她独自预约了心理医生,独自在休息日前往诊疗室,独自将自己表面愈合的伤口再次剖开,为医生讲述自己稀烂又破败的高中生活。
她不敢去死,她希望自己能好好活着,所以她积极的自救,哪怕以后的几十年她都要独活。
虞爻病情的结果很快出来:轻度抑郁引起的厌食。
拿到拿到那张报告单的时候她自己都有些不太敢相信,她从不觉得自己是抑郁的,她只不过是有点想陆织理罢了-
而此刻远在汉诺威的陆织理情况却并不怎么好,自从在飞机上恢复过一点点意识后,陆织理直到今天都再也没有苏醒过。
谢妍青本打算陪着她说说话,结果对方却根本不给她一点机会。
汉诺威的这家私立医院是整个德国神外最有名的一家,陆织理的主治医生也是这家私立医院的院长Dr。FriedrichBauer(弗里德里希鲍尔),也是他当时在研讨会上接下了陆织理的病历单。
在这短短一个月之内,鲍尔医生就已经给陆织理安排了两次颅骨手术,手术都很成功,但陆织理就是醒不来,连带着身体机能也在逐步减退,这并不是一个好的现象。
最后还是鲍尔医生的学生辅修过心理学的一位女士做出了合理的推测。
“我怀疑病人是主动陷入昏迷的,你们知道她在昏迷之前经历了什么吗?或许就是因为这段经历,才让她潜意识里不愿苏醒。”
这一番话让了解实情的所有人都沉默了,她们怎么不知道呢,她们还都是当时在现场的见证人。
“病人即便是在昏迷中,也是能听见你们说话的,所以多陪她说说话吧,或者你们也可以试着打消她的顾虑。”
于是,从这一天起,不管是陆竹笙、傅双还是谢妍青,每个人都会来病房陪陆织理说很多的话。

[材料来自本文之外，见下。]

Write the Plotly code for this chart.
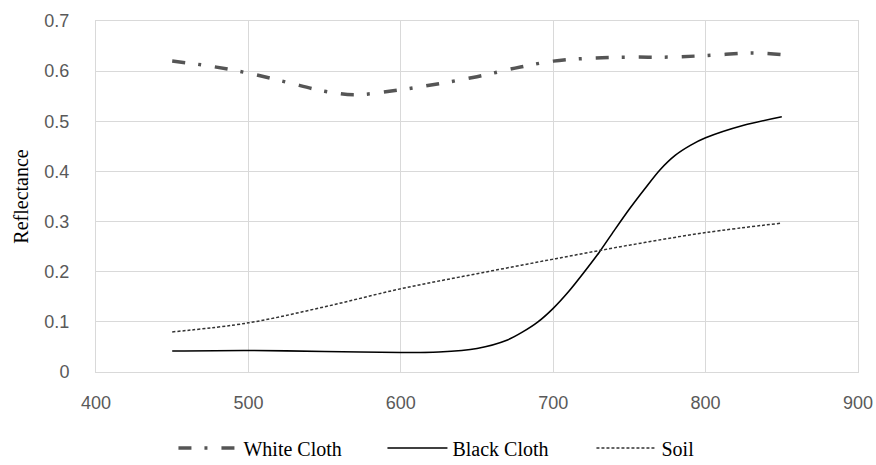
import plotly.graph_objects as go

wl_white = [450, 475, 500, 525, 550, 570, 600, 625, 650, 675, 700, 725, 750, 775, 800, 830, 850]
white_cloth = [0.620, 0.610, 0.596, 0.578, 0.560, 0.553, 0.563, 0.575, 0.589, 0.606, 0.620, 0.626, 0.628, 0.628, 0.631, 0.636, 0.633]

wl_black = [450, 500, 550, 600, 625, 650, 670, 680, 690, 700, 710, 720, 730, 740, 750, 760, 770, 780, 790, 800, 825, 850]
black_cloth = [0.042, 0.043, 0.041, 0.039, 0.040, 0.047, 0.064, 0.080, 0.100, 0.127, 0.160, 0.198, 0.238, 0.282, 0.325, 0.365, 0.403, 0.432, 0.452, 0.467, 0.492, 0.509]

wl_soil = [450, 500, 550, 600, 650, 700, 750, 800, 850]
soil = [0.080, 0.098, 0.130, 0.166, 0.196, 0.225, 0.253, 0.278, 0.297]

fig = go.Figure()
fig.add_trace(go.Scatter(x=wl_white, y=white_cloth, mode="lines", name="White Cloth",
                         line=dict(color="#555555", width=3.5, dash="13px,13px,3px,14px", shape="spline")))
fig.add_trace(go.Scatter(x=wl_black, y=black_cloth, mode="lines", name="Black Cloth",
                         line=dict(color="#000000", width=1.6, shape="spline", smoothing=0.8)))
fig.add_trace(go.Scatter(x=wl_soil, y=soil, mode="lines", name="Soil",
                         line=dict(color="#333333", width=1.5, dash="3px,2px", shape="spline")))

grid = "#d9d9d9"
fig.update_layout(
    width=876, height=465,
    margin=dict(l=96, r=18, t=21, b=93, autoexpand=False),
    plot_bgcolor="white", paper_bgcolor="white",
    showlegend=True,
    legend=dict(orientation="h", x=0.198, xanchor="left", xref="container",
                y=0.0366, yanchor="middle", yref="container",
                font=dict(family="Liberation Serif", size=20, color="#000000"),
                itemwidth=60, entrywidth=134),
    xaxis=dict(range=[400, 900], tickvals=[400, 500, 600, 700, 800, 900],
               showgrid=True, gridcolor=grid, gridwidth=1, zeroline=False,
               showline=True, linecolor=grid, mirror=True, automargin=False,
               tickfont=dict(family="Liberation Sans", size=18, color="#595959"),
               ticks="", ticklabelstandoff=14),
    yaxis=dict(range=[0, 0.7], tickvals=[0, 0.1, 0.2, 0.3, 0.4, 0.5, 0.6, 0.7],
               ticktext=["0", "0.1", "0.2", "0.3", "0.4", "0.5", "0.6", "0.7"],
               showgrid=True, gridcolor=grid, gridwidth=1, zeroline=False,
               showline=True, linecolor=grid, mirror=True, automargin=False,
               tickfont=dict(family="Liberation Sans", size=18, color="#595959"),
               ticks="", ticklabelstandoff=22,
               title=dict(text="Reflectance", font=dict(family="Liberation Serif", size=20, color="#000000"),
                          standoff=10)),
)
fig.write_html("out.html", config={"displayModeBar": False},
               post_script="document.body.style.margin='0';")
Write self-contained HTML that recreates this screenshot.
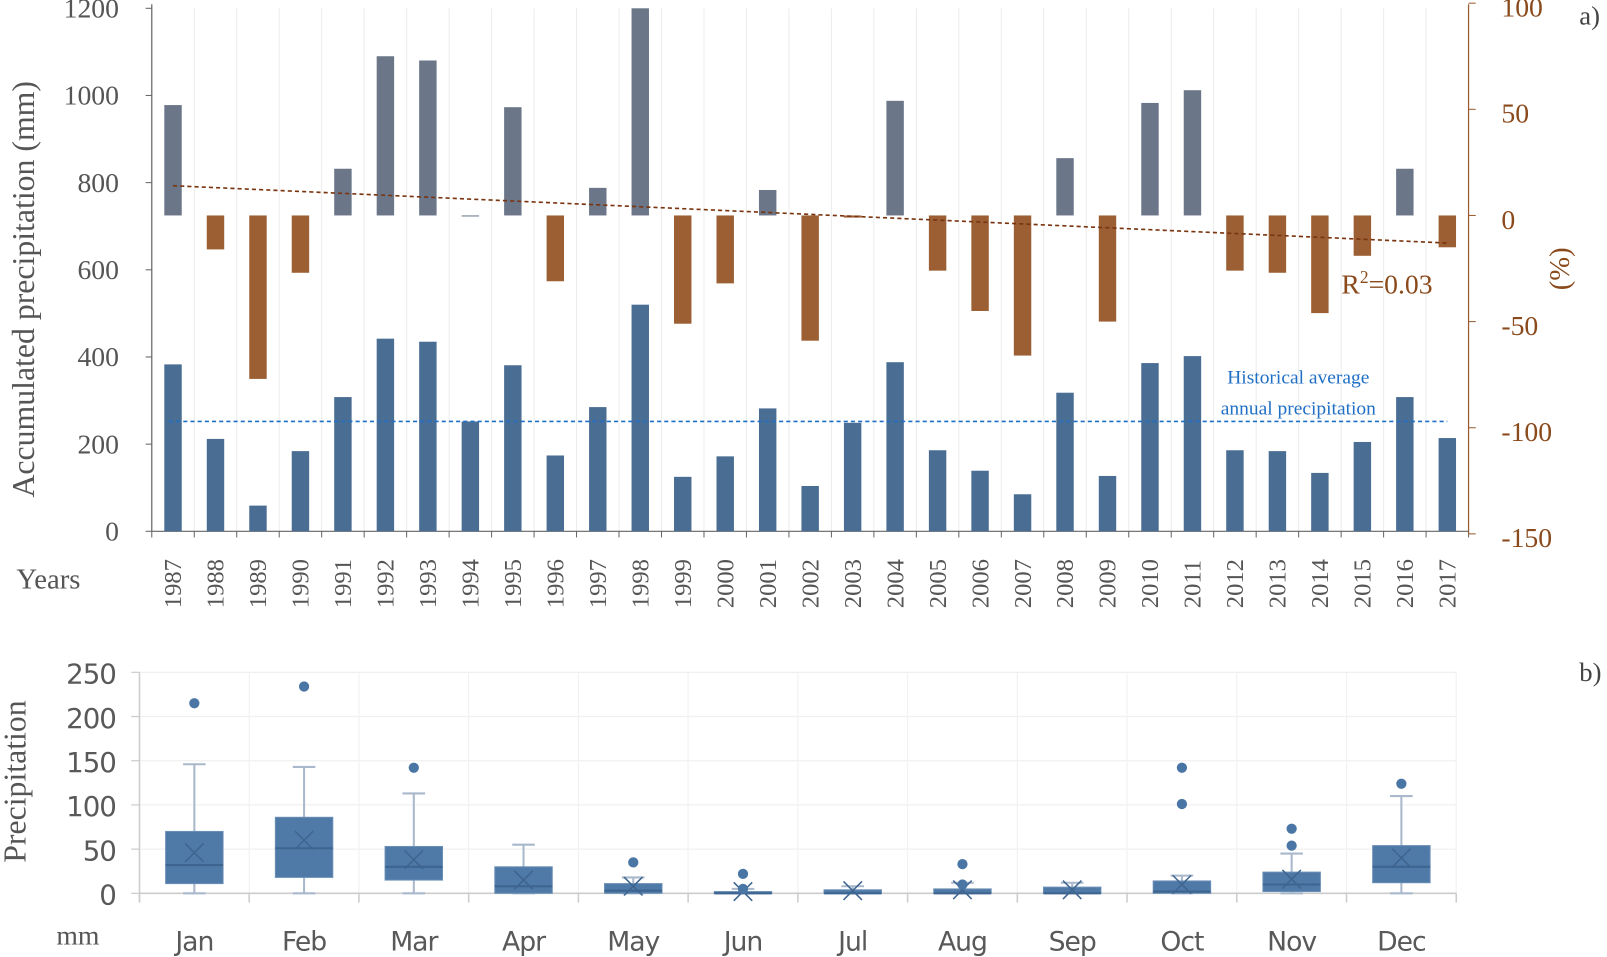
<!DOCTYPE html>
<html><head><meta charset="utf-8"><style>
html,body{margin:0;padding:0;background:#fff;}
svg{display:block;}
</style></head><body>
<svg id="chart" width="1607" height="957" viewBox="0 0 1567 933" xmlns="http://www.w3.org/2000/svg">
<g id="top"></g>
<g id="bot"></g>
</svg>
<script>
const years = [1987,1988,1989,1990,1991,1992,1993,1994,1995,1996,1997,1998,1999,2000,2001,2002,2003,2004,2005,2006,2007,2008,2009,2010,2011,2012,2013,2014,2015,2016,2017];
const precipMM = [383,212,59,184,308,442,435,252,381,174,285,520,125,172,282,104,249,388,186,139,85,318,127,386,402,186,184,134,205,308,214];
const anomalyPct = [52,-16,-77,-27,22,75,73,0,51,-31,13,106,-51,-32,12,-59,-1,54,-26,-45,-66,27,-50,53,59,-26,-27,-46,-19,22,-15];
const leftTicks = [0,200,400,600,800,1000,1200];
const rightTicks = [-150,-100,-50,0,50,100];
const historicalAvg = 252;
const trendStartEnd = [14,-13];

const months = ['Jan','Feb','Mar','Apr','May','Jun','Jul','Aug','Sep','Oct','Nov','Dec'];
const boxMin = [0,0,0,0,0,0,0,0,0,0,0,0];
const boxQ1 = [11,18,15,0,0,0,0,0,0,0,2,12];
const boxMed = [32,51,30,8,3,0,0,0,0,2,10,30];
const boxQ3 = [70,86,53,30,11,2,4,5,7,14,24,54];
const boxMax = [146,143,113,55,18,5,8,12,12,20,45,110];
const boxMean = [46,60,38,15,8,2,3,4,4,10,16,40];
const boxOutliers = [[215],[234],[142],[],[35],[22,5],[],[33,10],[],[142,101],[73,54],[124]];
const botTicks = [0,50,100,150,200,250];

const NS='http://www.w3.org/2000/svg';
function mk(parent,tag,attrs,text){const e=document.createElementNS(NS,tag);for(const k in attrs)e.setAttribute(k,attrs[k]);if(text!==undefined)e.textContent=text;parent.appendChild(e);return e;}

// ---------- top chart ----------
const T=document.getElementById('top');
const X0=148,X1=1432,step=(X1-X0)/years.length;
const yL=v=>518-v*0.425;
const yR=v=>210-v*2.07;
const xc=i=>X0+step*(i+0.5);
const serif='"Liberation Serif", serif';
for(let i=1;i<years.length;i++){const g=mk(T,'line',{x1:X0+step*i,x2:X0+step*i,y1:8,y2:518,stroke:'#ececec','stroke-width':1});
}
let ax=mk(T,'line',{x1:X0,x2:X0,y1:4,y2:518,stroke:'#666','stroke-width':1.2});

leftTicks.forEach(v=>{const y=yL(v);
 mk(T,'line',{x1:X0-6,x2:X0,y1:y,y2:y,stroke:'#666'});
 const t=mk(T,'text',{x:X0-32,y:y+9,'text-anchor':'end','font-family':serif,'font-size':27,fill:'#555'},v);
 });
ax=mk(T,'line',{x1:X0,x2:X1,y1:518,y2:518,stroke:'#666','stroke-width':1.2});

for(let i=0;i<=years.length;i++)mk(T,'line',{x1:X0+step*i,x2:X0+step*i,y1:518,y2:524,stroke:'#666'});
ax=mk(T,'line',{x1:X1,x2:X1,y1:4,y2:520,stroke:'#9a5a2e','stroke-width':1.2});

rightTicks.forEach(v=>{const y=yR(v);
 mk(T,'line',{x1:X1,x2:X1+7,y1:y,y2:y,stroke:'#9a5a2e'});
 const t=mk(T,'text',{x:X1+32,y:y+13,'text-anchor':'start','font-family':serif,'font-size':27,fill:'#8a4a1c'},v);
 });
anomalyPct.forEach((v,i)=>{const h=Math.abs(yR(v)-yR(0));
 const top=Math.max(yR(Math.max(v,0)),8);const hh=v>0?yR(0)-top:h;
 const r=mk(T,'rect',{x:xc(i)-8.5,y:v>0?top:yR(0),width:17,height:Math.max(hh,1),fill:v>=0?'#6b7789':'#9b5f33'});
 });
precipMM.forEach((v,i)=>{const r=mk(T,'rect',{x:xc(i)-8.5,y:yL(v),width:17,height:518-yL(v),fill:'#4a6d93'});
 });
let l=mk(T,'line',{x1:xc(0)-4,x2:xc(years.length-1),y1:yL(historicalAvg),y2:yL(historicalAvg),stroke:'#1f6fc5','stroke-width':1.6,'stroke-dasharray':'4,3'});

l=mk(T,'line',{x1:xc(0),x2:xc(years.length-1),y1:yR(trendStartEnd[0]),y2:yR(trendStartEnd[1]),stroke:'#7a3510','stroke-width':1.6,'stroke-dasharray':'4,3'});

years.forEach((yr,i)=>{const t=mk(T,'text',{x:0,y:0,transform:`translate(${xc(i)+8},593) rotate(-90)`,'font-family':serif,'font-size':24,fill:'#555'},yr);
 });
let t=mk(T,'text',{x:0,y:0,transform:'translate(33,282) rotate(-90)','text-anchor':'middle','font-family':serif,'font-size':31,fill:'#555'},'Accumulated precipitation (mm)');

t=mk(T,'text',{x:0,y:0,transform:'translate(1530,262) rotate(-90)','text-anchor':'middle','font-family':serif,'font-size':28,fill:'#8a4a1c'},'(%)');

t=mk(T,'text',{x:16,y:574,'font-family':serif,'font-size':28,fill:'#555'},'Years');

t=mk(T,'text',{x:1308,y:286,'font-family':serif,'font-size':27,fill:'#8a4a1c'});

t.innerHTML='R<tspan dy="-10" font-size="17">2</tspan><tspan dy="10">=0.03</tspan>';
t=mk(T,'text',{x:1266,y:374,'text-anchor':'middle','font-family':serif,'font-size':19,fill:'#1f6fc5'},'Historical average');

t=mk(T,'text',{x:1266,y:404,'text-anchor':'middle','font-family':serif,'font-size':19,fill:'#1f6fc5'},'annual precipitation');

t=mk(T,'text',{x:1540,y:24,'font-family':serif,'font-size':26,fill:'#444'},'a)');


// ---------- bottom chart ----------
const B=document.getElementById('bot');
const BX0=136,BX1=1420,bstep=(BX1-BX0)/12;
const yB=v=>871-v*0.862;
const bx=i=>BX0+bstep*(i+0.5);
const sans='"DejaVu Sans", "Liberation Sans", sans-serif';
botTicks.forEach(v=>{const y=yB(v);
 if(v>0){const g=mk(B,'line',{x1:BX0,x2:BX1,y1:y,y2:y,stroke:'#f0f0f0','stroke-width':1.2});}
 mk(B,'line',{x1:BX0-8,x2:BX0,y1:y,y2:y,stroke:'#ccc','stroke-width':1.2});
 const tt=mk(B,'text',{x:113,y:y+11,'text-anchor':'end','font-family':sans,'font-size':27,fill:'#595959','letter-spacing':'-1'},v);
 });
for(let i=1;i<=12;i++)mk(B,'line',{x1:BX0+bstep*i,x2:BX0+bstep*i,y1:yB(250),y2:871,stroke:'#f2f2f2','stroke-width':1.2});
ax=mk(B,'line',{x1:BX0,x2:BX0,y1:yB(250),y2:880,stroke:'#ccc','stroke-width':1.5});

ax=mk(B,'line',{x1:BX0,x2:BX1,y1:871,y2:871,stroke:'#ccc','stroke-width':1.5});

for(let i=0;i<=12;i++)mk(B,'line',{x1:BX0+bstep*i,x2:BX0+bstep*i,y1:871,y2:880,stroke:'#ccc','stroke-width':1.5});
months.forEach((m,i)=>{const c=bx(i),w=56;
 const g=mk(B,'g',{});
 mk(g,'line',{x1:c,x2:c,y1:yB(boxMax[i]),y2:yB(boxMin[i]),stroke:'#a9b8cb','stroke-width':2});
 mk(g,'line',{x1:c-11,x2:c+11,y1:yB(boxMax[i]),y2:yB(boxMax[i]),stroke:'#a9b8cb','stroke-width':2});
 mk(g,'line',{x1:c-11,x2:c+11,y1:yB(boxMin[i]),y2:yB(boxMin[i]),stroke:'#a9b8cb','stroke-width':2});
 mk(g,'rect',{x:c-w/2,y:yB(boxQ3[i]),width:w,height:Math.max(yB(boxQ1[i])-yB(boxQ3[i]),2),fill:'#4f79a6',stroke:'#6a8fb5','stroke-width':1});
 mk(g,'line',{x1:c-w/2,x2:c+w/2,y1:yB(boxMed[i]),y2:yB(boxMed[i]),stroke:'#3e6590','stroke-width':2});
 const my=yB(boxMean[i]);
 mk(g,'path',{d:`M${c-9} ${my-9}L${c+9} ${my+9}M${c+9} ${my-9}L${c-9} ${my+9}`,stroke:'#3e6590','stroke-width':1.5,fill:'none'});
 boxOutliers[i].forEach(o=>{const d=mk(B,'circle',{cx:c,cy:yB(o),r:5,fill:'#4a76a5'});});
 const tt=mk(B,'text',{x:c,y:927,'text-anchor':'middle','font-family':sans,'font-size':26,fill:'#595959','letter-spacing':'-1'},m);
 });
t=mk(B,'text',{x:0,y:0,transform:'translate(25,762) rotate(-90)','text-anchor':'middle','font-family':serif,'font-size':31,fill:'#555'},'Precipitation');

t=mk(B,'text',{x:55,y:921,'font-family':serif,'font-size':27,fill:'#555'},'mm');

t=mk(B,'text',{x:1540,y:664,'font-family':serif,'font-size':26,fill:'#444'},'b)');

</script>
</body></html>
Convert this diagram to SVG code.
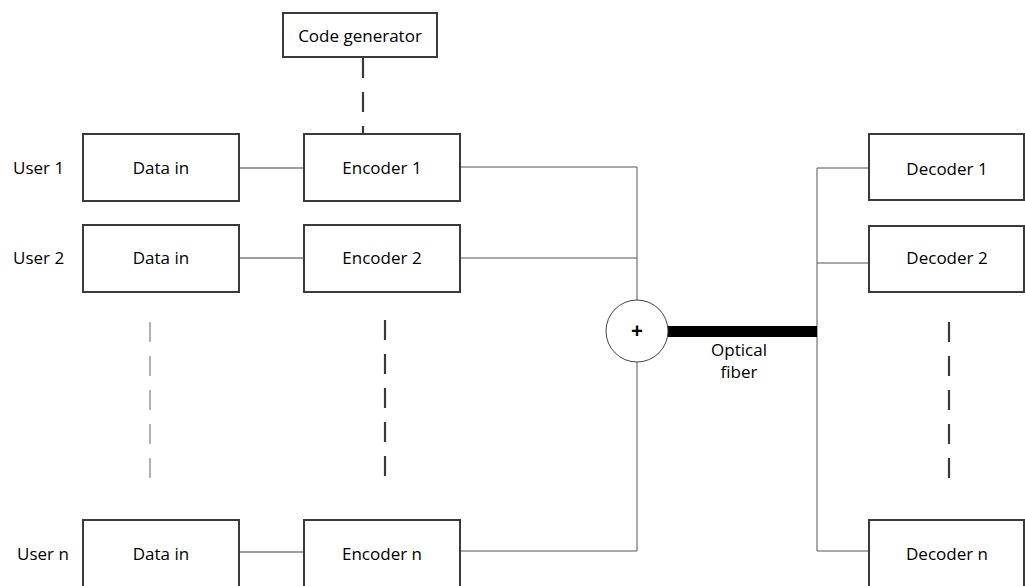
<svg xmlns="http://www.w3.org/2000/svg" width="1025" height="586" viewBox="0 0 1025 586">
<style>
.box{fill:#fff;stroke:#3a3a3a;stroke-width:2}
.t{font-family:"Open Sans","Liberation Sans",sans-serif;font-size:17px;fill:#000}
.c{text-anchor:middle}
.thin{stroke:#555;stroke-width:1;fill:none}
.gray{stroke:#808080;stroke-width:1.5;fill:none}
.dashd{stroke:#3a3a3a;stroke-width:2.2;stroke-dasharray:20 14;fill:none}
.dashl{stroke:#9a9a9a;stroke-width:1.5;stroke-dasharray:20 14;fill:none}
</style>
<rect width="1025" height="586" fill="#fff"/>
<g id="connectors">
<path class="dashd" d="M363 58V134"/>
<path class="gray" d="M239 168H304"/>
<path class="gray" d="M239 258H304"/>
<path class="gray" d="M239 552H304"/>
<path class="thin" d="M460 167H637V300"/>
<path class="thin" d="M460 258H637"/>
<path class="thin" d="M460 551H637V362"/>
<path class="thin" d="M869 168H817V551H869"/>
<path class="thin" d="M817 263H873"/>
<rect x="668" y="326" width="149" height="11" fill="#000"/>
<path class="dashl" d="M150 322V484"/>
<path class="dashd" d="M385 320V484"/>
<path class="dashd" d="M949 322V484"/>
</g>
<g id="code-generator">
<rect class="box" x="283" y="13" width="154" height="44"/>
<text class="t c" x="360" y="41.5">Code generator</text>
</g>
<g id="user1-label"><text class="t" x="13" y="174">User 1</text></g>
<g id="user2-label"><text class="t" x="13" y="264">User 2</text></g>
<g id="usern-label"><text class="t" x="17" y="560">User n</text></g>
<g id="data-in-1">
<rect class="box" x="83" y="134" width="156" height="67"/>
<text class="t c" x="161" y="174">Data in</text>
</g>
<g id="data-in-2">
<rect class="box" x="83" y="225" width="156" height="67"/>
<text class="t c" x="161" y="264">Data in</text>
</g>
<g id="data-in-n">
<rect class="box" x="83" y="520" width="156" height="70"/>
<text class="t c" x="161" y="560">Data in</text>
</g>
<g id="encoder-1">
<rect class="box" x="304" y="134" width="156" height="67"/>
<text class="t c" x="382" y="174">Encoder 1</text>
</g>
<g id="encoder-2">
<rect class="box" x="304" y="225" width="156" height="67"/>
<text class="t c" x="382" y="264">Encoder 2</text>
</g>
<g id="encoder-n">
<rect class="box" x="304" y="520" width="156" height="70"/>
<text class="t c" x="382" y="560">Encoder n</text>
</g>
<g id="combiner">
<circle cx="637" cy="331" r="31" fill="#fff" stroke="#444" stroke-width="1"/>
<text class="t c" x="637" y="338" style="font-weight:bold;font-size:21px">+</text>
</g>
<g id="fiber-label">
<text class="t c" x="739" y="356">Optical</text>
<text class="t c" x="739" y="378">fiber</text>
</g>
<g id="decoder-1">
<rect class="box" x="869" y="134" width="155" height="66"/>
<text class="t c" x="947" y="175">Decoder 1</text>
</g>
<g id="decoder-2">
<rect class="box" x="869" y="226" width="155" height="66"/>
<text class="t c" x="947" y="264">Decoder 2</text>
</g>
<g id="decoder-n">
<rect class="box" x="869" y="520" width="155" height="70"/>
<text class="t c" x="947" y="560">Decoder n</text>
</g>
</svg>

她们讲她的童年、讲她的学生时代、讲她最快乐的失忆的时候也讲那一场草草收场的婚礼。
可即便如此,陆织理依旧没有苏醒。
傅双这段时间在医院几乎耗光了她的全部心力,鬓角的白发旺盛生长,但她却一点去染黑的心思都没有。
不止是她,陆竹笙也几乎整夜整夜的睡不着,明明家族没有秃顶的基因,但最近他的头发却稀疏了很多。
谢妍青实在是看不下去了,拉着夫妻俩到病房外的走廊上,一脸郑重地建议道:“大伯大伯母,咱么要不还是把虞爻给绑过来吧。”
“我相信如果这个世界上还有能让我姐重燃生的希望的人,那这个人一定只能是虞爻了。”